Food Powered by ʻĀina
Native Hawaiian self-reliance provides a template for imagining a future of innovative stewardship of our natural resources in part two of Hawai‘i of Tomorrow, a six-part series presented by Hawaiian Electric.

Illustration: Wooden Wave (Matthew Kawika Ortiz and Roxanne Ortiz)

ʻUmeke: Photosynthetic
algaes light night paths.
As the designated konohiki walks upstream from fishpond to farm, his field tablet pings at regular intervals. ‘O‘opu populations in Zone 6, it tells him, have officially tripled since the return of the ahupua‘a’s natural water flows.
Community scientists from seven countries, participating in the university’s prestigious climate resilience fellowship, follow along with mud under their fingernails, eager to learn more from the ecosystem manager.

Kāhili: Vertical axis wind
turbines catch the valley breeze without harming birds and pollinators.
He tells them how the sluice gates separating the ‘auwai, arterial valves in the vast circulatory system of agricultural waterways, revolutionized Hawai‘i in the 13th century, an innovation by the chief Mā‘ilikūkahi to cordon waterborne plant diseases and even grow fish within the irrigation system. In 2050, these mākāhā are now solar-automated, he says, and regulate water usage to exactly what each plant needs, no more.
The valley, in turn, bursts with food. Patches of kabocha, sweet potatoes, carrots and lettuce radiate from the banks of the lo‘i kalo. A multicolored canopy of fruit crowns the agroforest, pulling clouds towards the hillside with their leaves and healing abused soil with their nitrogen-fixing roots.

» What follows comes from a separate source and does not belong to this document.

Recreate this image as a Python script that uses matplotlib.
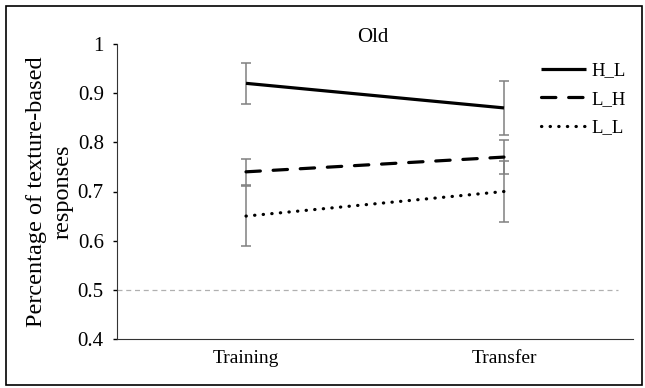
import matplotlib.pyplot as plt
from matplotlib.patches import Rectangle

# data
phases = ["Training", "Transfer"]
h_l = [0.92, 0.87]
h_l_err = [0.042, 0.055]
l_h = [0.74, 0.77]
l_h_err = [0.027, 0.035]
l_l = [0.65, 0.70]
l_l_err = [0.061, 0.063]

plt.rcParams['font.family'] = ['Liberation Serif', 'DejaVu Serif']

fig = plt.figure(figsize=(6.45, 3.88), dpi=100)
ax = fig.add_axes([117/645, 49/388, 516/645, 295/388])

x = list(range(len(phases)))
ebar = dict(ecolor="#808080", elinewidth=1.1, capsize=3.5, capthick=1.1)

ax.axhline(0.5, xmin=0, xmax=0.97, color="#b0b0b0", lw=0.9, ls=(0, (4, 3)), zorder=1)

ax.errorbar(x, h_l, yerr=h_l_err, fmt="none", **ebar, zorder=2)
ax.errorbar(x, l_h, yerr=l_h_err, fmt="none", **ebar, zorder=2)
ax.errorbar(x, l_l, yerr=l_l_err, fmt="none", **ebar, zorder=2)

ax.plot(x, h_l, color="black", lw=2.3, solid_capstyle="butt", label="H_L", zorder=3)
ax.plot(x, l_h, color="black", lw=2.3, ls=(0, (4.5, 4)), dash_capstyle="round", label="L_H", zorder=3)
ax.plot(x, l_l, color="black", lw=2.3, ls=(0, (0.1, 2.6)), dash_capstyle="round", label="L_L", zorder=3)

ax.set_xlim(-0.5, 1.5)
ax.set_ylim(0.4, 1.0)
ax.set_yticks([0.4, 0.5, 0.6, 0.7, 0.8, 0.9, 1.0])
ax.set_yticklabels(["0.4", "0.5", "0.6", "0.7", "0.8", "0.9", "1"], fontsize=15)
ax.set_xticks(x)
ax.set_xticklabels(phases, fontsize=14)
ax.tick_params(axis="x", length=0, pad=8)
ax.tick_params(axis="y", length=3, width=1, direction="out", pad=6.5)
for s in ["top", "right"]:
    ax.spines[s].set_visible(False)
ax.spines["left"].set_color("#333333")
ax.spines["bottom"].set_color("#333333")

ax.set_ylabel("Percentage of texture-based\nresponses", fontsize=17.5, labelpad=3, linespacing=1.35)
fig.text(373/645, 1 - 38/388, "Old", ha="center", va="center", fontsize=15)

ax.legend(loc="upper left", bbox_to_anchor=(541/645, 1 - 62/388), bbox_transform=fig.transFigure,
          frameon=False, fontsize=13.5, handlelength=2.4, handletextpad=0.3, labelspacing=0.62,
          borderaxespad=0, borderpad=0)

fig.patches.append(Rectangle((6/645, 3/388), 636/645, 379/388, transform=fig.transFigure,
                             fill=False, edgecolor="black", lw=1.2))

fig.savefig("out.png", dpi=100)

Lupe: Solar kites collect and correlate wind, rain, solar, and lunar crop data to inform when and where to plant.
Smart solar panels dotting the variegated fields adjust their opacity along the sun’s path, optimizing shade to what the plants beneath them liked best. Any excess power is sold to the island’s power grid. The extra income is reinvested into crop innovation and productivity.
The same technology panels the facades of the farm’s kauhale—greenhouses that nurture vast solar-powered aquaponic systems of delicate plants and seedlings. Inside, the konohiki observes the farmed fish that enrich the closed water loop within. He nets a 4-pound adult to cook for his visitors, plucks enough green onions and fern shoots for lunch, and gives thanks to his kūpuna.